• Data segment:
[start]

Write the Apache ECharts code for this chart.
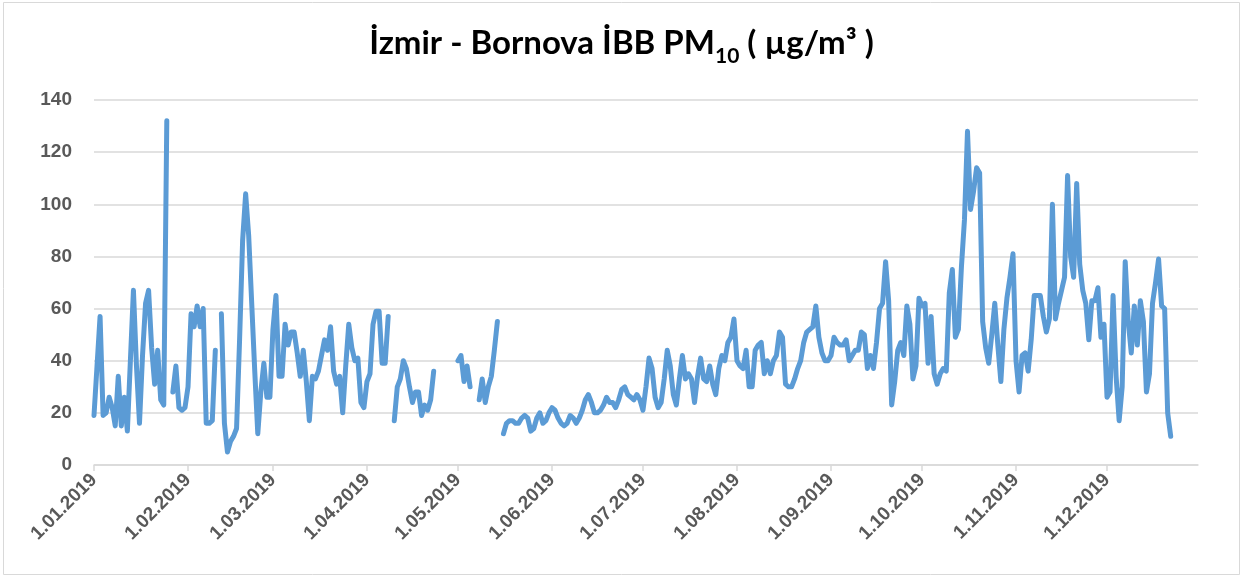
<!DOCTYPE html>
<html>
<head>
<meta charset="utf-8">
<script src="https://cdn.jsdelivr.net/npm/echarts@6/dist/echarts.min.js"></script>
<style>
html,body{margin:0;padding:0;background:#fff;}
#c{width:1243px;height:578px;}
</style>
</head>
<body>
<div id="c"></div>
<script>
// Daily categories for 2019
const year = 2019;
const dayCount = 365;
const categories = [];
for (let i = 0; i < dayCount; i++) {
  const d = new Date(Date.UTC(year, 0, 1 + i));
  categories.push(d.getUTCDate() + '.' + String(d.getUTCMonth() + 1).padStart(2, '0') + '.' + year);
}

// Tick labels (first day of each month)
const tickLabels = ['1.01.2019','1.02.2019','1.03.2019','1.04.2019','1.05.2019','1.06.2019',
  '1.07.2019','1.08.2019','1.09.2019','1.10.2019','1.11.2019','1.12.2019'];

// Y axis ticks
const yTicks = [0, 20, 40, 60, 80, 100, 120, 140];

// PM10 daily values (µg/m³), null = no data
const pm10Jan = [19,38,57,19,20,26,22,15,34,15,26,13,40,67,38,16,42,62,67,45,31,44,25,23,132,null,28,38,22,21,22];
const pm10Feb = [30,58,53,61,53,60,16,16,17,44,null,58,16,5,9,11,14,48,86,104,88,62,36,12,28,39,26,26];
const pm10Mar = [52,65,34,34,54,46,51,51,43,34,44,32,17,34,33,36,42,48,44,53,36,31,34,20,38,54,45,40,41,24,22];
const pm10Apr = [32,35,54,59,59,39,39,57,null,17,30,33,40,37,30,24,28,28,19,23,21,25,36,null,null,null,null,null,null,null];
const pm10May = [40,42,32,38,30,null,null,25,33,24,30,34,44,55,null,12,16,17,17,16,16,18,19,18,13,14,18,20,16,17,20];
const pm10Jun = [22,21,18,16,15,16,19,18,16,18,21,25,27,24,20,20,21,23,26,24,24,22,25,29,30,27,26,25,27,25];
const pm10Jul = [21,30,41,37,26,22,24,33,44,38,27,23,33,42,33,35,33,24,34,41,33,32,38,31,27,37,42,40,47,49,56];
const pm10Aug = [40,38,37,44,30,30,44,46,47,35,40,35,40,42,51,49,31,30,30,33,37,40,47,51,52,53,61,49,43,40,40];
const pm10Sep = [42,49,47,46,46,48,40,42,44,44,51,50,37,42,37,47,60,62,78,63,23,32,44,47,42,61,54,33,38,64];
const pm10Oct = [61,62,39,57,35,31,35,37,36,66,75,49,52,76,94,128,98,105,114,112,55,45,39,50,62,46,32,52,64,72,81];
const pm10Nov = [40,28,42,43,36,48,65,65,65,57,51,56,100,56,62,67,72,111,80,72,108,77,67,62,48,63,63,68,49,54];
const pm10Dec = [26,28,65,34,17,30,78,55,43,61,46,63,55,28,35,62,70,79,61,60,20,11,null,null,null,null,null,null,null,null,null];

const pm10 = [].concat(pm10Jan, pm10Feb, pm10Mar, pm10Apr, pm10May, pm10Jun,
  pm10Jul, pm10Aug, pm10Sep, pm10Oct, pm10Nov, pm10Dec);

const labelFont = 'Liberation Sans';
const chart = echarts.init(document.getElementById('c'), null, {renderer: 'canvas'});
const isMonthStart = (idx, val) => tickLabels.indexOf(val) >= 0;

chart.setOption({
  animation: false,
  backgroundColor: '#ffffff',
  title: {
    left: 'center',
    top: 22,
    text: '{a|İzmir - Bornova İBB PM}{s|10}{a| ( µg/m³ )}',
    textStyle: {
      rich: {
        a: {fontFamily: 'Lato', fontWeight: 'bold', fontSize: 33, color: '#000000', lineHeight: 36, verticalAlign: 'top'},
        s: {fontFamily: 'Lato', fontWeight: 'bold', fontSize: 21, color: '#000000', lineHeight: 58, verticalAlign: 'middle'}
      }
    }
  },
  graphic: [{
    type: 'rect',
    shape: {x: 3.5, y: 2.5, width: 1236, height: 572},
    style: {fill: 'none', stroke: '#D9D9D9', lineWidth: 1},
    silent: true
  }],
  grid: {left: 94, right: 45, top: 100, bottom: 113, containLabel: false},
  xAxis: {
    type: 'category',
    data: categories,
    boundaryGap: false,
    axisLine: {show: true, lineStyle: {color: '#D9D9D9', width: 1.5}},
    axisTick: {show: true, interval: isMonthStart, length: 6, lineStyle: {color: '#D9D9D9', width: 1.5}},
    axisLabel: {
      interval: isMonthStart,
      rotate: 45,
      margin: 12,
      color: '#595959',
      fontWeight: 'bold',
      fontSize: 19,
      fontFamily: labelFont
    },
    splitLine: {show: false}
  },
  yAxis: {
    type: 'value',
    min: yTicks[0],
    max: yTicks[yTicks.length - 1],
    interval: yTicks[1] - yTicks[0],
    axisLine: {show: false},
    axisTick: {show: false},
    axisLabel: {color: '#595959', fontWeight: 'bold', fontSize: 19, fontFamily: labelFont, margin: 22},
    splitLine: {show: true, lineStyle: {color: '#D9D9D9', width: 1.5}}
  },
  series: [{
    type: 'line',
    data: pm10,
    showSymbol: false,
    symbol: 'none',
    connectNulls: false,
    lineStyle: {color: '#5B9BD5', width: 5, cap: 'round', join: 'round'},
    itemStyle: {color: '#5B9BD5'}
  }]
});
</script>
</body>
</html>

[end]

• Task to carry out: Give again exactly the lines running from the beginning of the material above through the line that contains "const yTicks = [0, 20, 40, 60, 80, 100, 120, 140];", and leave out every picture.

• Task output:
Write the Apache ECharts code for this chart.
<!DOCTYPE html>
<html>
<head>
<meta charset="utf-8">
<script src="https://cdn.jsdelivr.net/npm/echarts@6/dist/echarts.min.js"></script>
<style>
html,body{margin:0;padding:0;background:#fff;}
#c{width:1243px;height:578px;}
</style>
</head>
<body>
<div id="c"></div>
<script>
// Daily categories for 2019
const year = 2019;
const dayCount = 365;
const categories = [];
for (let i = 0; i < dayCount; i++) {
  const d = new Date(Date.UTC(year, 0, 1 + i));
  categories.push(d.getUTCDate() + '.' + String(d.getUTCMonth() + 1).padStart(2, '0') + '.' + year);
}

// Tick labels (first day of each month)
const tickLabels = ['1.01.2019','1.02.2019','1.03.2019','1.04.2019','1.05.2019','1.06.2019',
  '1.07.2019','1.08.2019','1.09.2019','1.10.2019','1.11.2019','1.12.2019'];

// Y axis ticks
const yTicks = [0, 20, 40, 60, 80, 100, 120, 140];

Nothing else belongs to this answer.